Architect Sergey Makhno has renovated an existing building in the suburbs of Kiev to create a new residence for him and his family. Titled Shkrub House, the project takes inspiration from the Japanese philosophy of wabi-sabi, which finds beauty in imperfection. Characterized by the application of unpolished materials native to Ukraine, such as clay walls and the monumental thatched roof, the home has also been designed to embrace contemporary Ukrainian style.
Shkrub House is split over two floors, with the ground level catering for the more social aspects of the scheme, and the upper floor housing the private bedroom spaces. However, these two planes are not entirely disparate as they are united by the double-height volume of the living room, which can also be glimpsed from the master bedroom upstairs, offering an element of connection throughout the house.
The now living, dining and kitchen areas have undergone the most significant change in the renovation of the existing building.
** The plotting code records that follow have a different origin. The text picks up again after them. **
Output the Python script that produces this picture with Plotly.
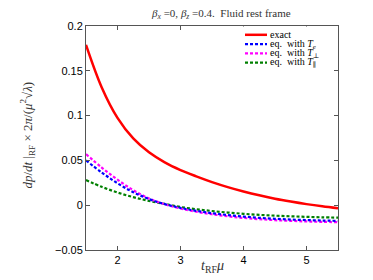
import plotly.graph_objects as go

# ---- data ----
x_vals = [1.5, 1.75, 2.0, 2.25, 2.5, 2.75, 3.0, 3.25, 3.5, 3.75, 4.0, 4.25, 4.5, 4.75, 5.0, 5.25, 5.5]
y_exact = [0.179, 0.1315, 0.0975, 0.0745, 0.059, 0.0478, 0.0392, 0.0322, 0.0258, 0.0202, 0.0153,
           0.0110, 0.0073, 0.0041, 0.0012, -0.0013, -0.0035]
y_Te = [0.050, 0.0365, 0.0245, 0.0145, 0.0068, 0.0012, -0.0030, -0.0063, -0.0089, -0.0110, -0.0127,
        -0.0141, -0.0152, -0.0160, -0.0166, -0.0171, -0.0175]
y_Tperp = [0.057, 0.042, 0.0285, 0.0168, 0.0075, 0.0010, -0.0037, -0.0073, -0.0101, -0.0124, -0.0142,
           -0.0156, -0.0167, -0.0175, -0.0181, -0.0186, -0.0189]
y_Tpar = [0.028, 0.0205, 0.0142, 0.0090, 0.0048, 0.0014, -0.0020, -0.0045, -0.0065, -0.0082, -0.0096,
          -0.0108, -0.0117, -0.0124, -0.0130, -0.0135, -0.0139]

x_ticks = [2, 3, 4, 5]
y_ticks = [-0.05, 0, 0.05, 0.1, 0.15, 0.2]
y_ticktext = ["\u22120.05", "0", "0.05", "0.1", "0.15", "0.2"]

legend_names = ["exact", "eq.  with <i>T<sub>e</sub></i>", "eq.  with <i>T</i><sub>\u22a5</sub>",
                "eq.  with <i>T</i><sub>\u2225</sub>"]
colors = ["#ff0000", "#0000ff", "#ff00ff", "#008000"]
dashes = ["solid", "3px,2px", "3px,2px", "3px,2px"]

# ---- layout geometry (page pixels; page body has an 8px margin) ----
OFF = 8
W, H = 373, 280
ML, MR, MT, MB = 86, 35, 21, 30
PW, PH = W - ML - MR, H - MT - MB


def px2x(px):
    return (px - ML) / PW


def py2y(py):
    return (H - MB - py) / PH


fig = go.Figure()
series = [y_exact, y_Te, y_Tperp, y_Tpar]
widths = [2.5, 2.2, 2.2, 2.2]
for i in [3, 2, 1, 0]:
    fig.add_trace(go.Scatter(x=x_vals, y=series[i], mode="lines", line_shape="spline",
                             line=dict(color=colors[i], width=widths[i], dash=dashes[i]),
                             name=legend_names[i], showlegend=False, hoverinfo="skip"))

# ---- manual legend ----
serif = "Liberation Serif, DejaVu Serif, serif"
rows = [30, 39.5, 49, 58.5]
fig.add_shape(type="rect", xref="paper", yref="paper",
              x0=px2x(240), x1=px2x(337.5), y0=py2y(65), y1=py2y(21.5),
              line=dict(width=0), fillcolor="white", layer="above")
for i, ry in enumerate(rows):
    fig.add_shape(type="line", xref="paper", yref="paper",
                  x0=px2x(245), x1=px2x(267), y0=py2y(ry), y1=py2y(ry),
                  line=dict(color=colors[i], width=2.2 if i else 2.5, dash=dashes[i]),
                  layer="above")
    fig.add_annotation(xref="paper", yref="paper", x=px2x(268), y=py2y(ry),
                       xanchor="left", yanchor="middle", showarrow=False,
                       text=legend_names[i], font=dict(family=serif, size=10, color="black"))

# ---- title and axis labels ----
fig.add_annotation(xref="paper", yref="paper", x=px2x(221), y=py2y(9),
                   xanchor="center", yanchor="middle", showarrow=False,
                   text="<i>\u03b2<sub>x</sub></i> =0, <i>\u03b2<sub>z</sub></i> =0.4.  Fluid rest frame",
                   font=dict(family=serif, size=11, color="#333"))
fig.add_annotation(xref="paper", yref="paper", x=px2x(212), y=py2y(267),
                   xanchor="center", yanchor="middle", showarrow=False,
                   text="<i>t</i><sub>RF</sub><i>\u03bc</i>",
                   font=dict(family=serif, size=14, color="#333"))
fig.add_annotation(xref="paper", yref="paper", x=px2x(27), y=py2y(133),
                   xanchor="center", yanchor="middle", showarrow=False, textangle=-90,
                   text="<i>dp</i>/<i>dt</i> |<sub>RF</sub> \u00d7 2<i>\u03c0</i>/(<i>\u03bc</i><sup>2</sup>\u221a<i>\u03bb</i>)",
                   font=dict(family=serif, size=13, color="#333"))

axis_common = dict(showline=True, linecolor="#555", linewidth=1, mirror="ticks",
                   ticks="inside", ticklen=4, tickcolor="#555", showgrid=False, zeroline=False,
                   tickfont=dict(family="Liberation Sans, Arial, sans-serif", size=11, color="black"))
fig.update_xaxes(range=[1.5, 5.5], tickvals=x_ticks, ticktext=[str(v) for v in x_ticks], **axis_common)
fig.update_yaxes(range=[-0.05, 0.2], tickvals=y_ticks, ticktext=y_ticktext, **axis_common)

fig.update_layout(width=W - OFF, height=H - OFF,
                  margin=dict(l=ML - OFF, r=MR, t=MT - OFF, b=MB),
                  plot_bgcolor="white", paper_bgcolor="white", showlegend=False)

fig.write_html("out.html")
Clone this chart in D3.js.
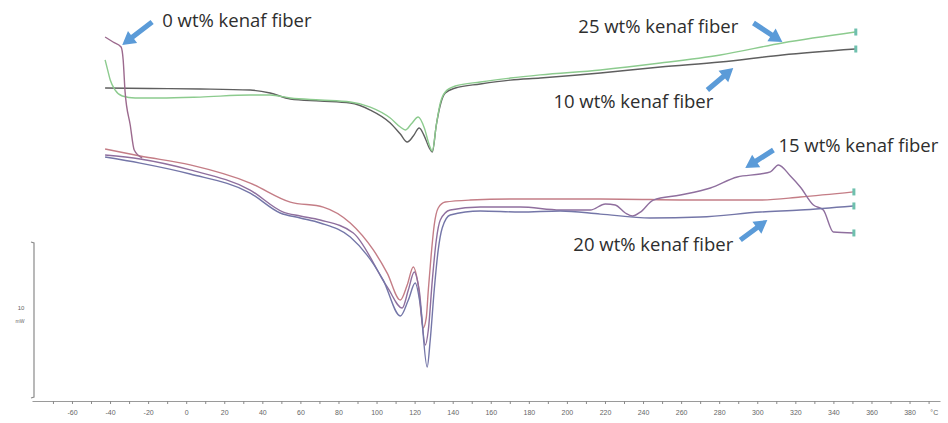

The walls and ceilings of these spaces are decorated in wood that also functions to display Makhno’s extensive collection of clay objects, which date back to the 5th – 2nd millennium BC. The upper floor is planned to be simple, comprising of a gallery-hall and bedrooms for the family. the hall ends with a balcony overlooking the living room and garden – the first thing owners see when they leave their rooms in the morning.
Outside, the fusion of Japan and Ukraine continues as maple and cherry trees sit alongside Ukrainian zoomorphic pottery and contemporary art. overall, with the blend of natural materials and organic forms within the regular volume of the building, the design of Shkrub House results in a contemporary take on tradition.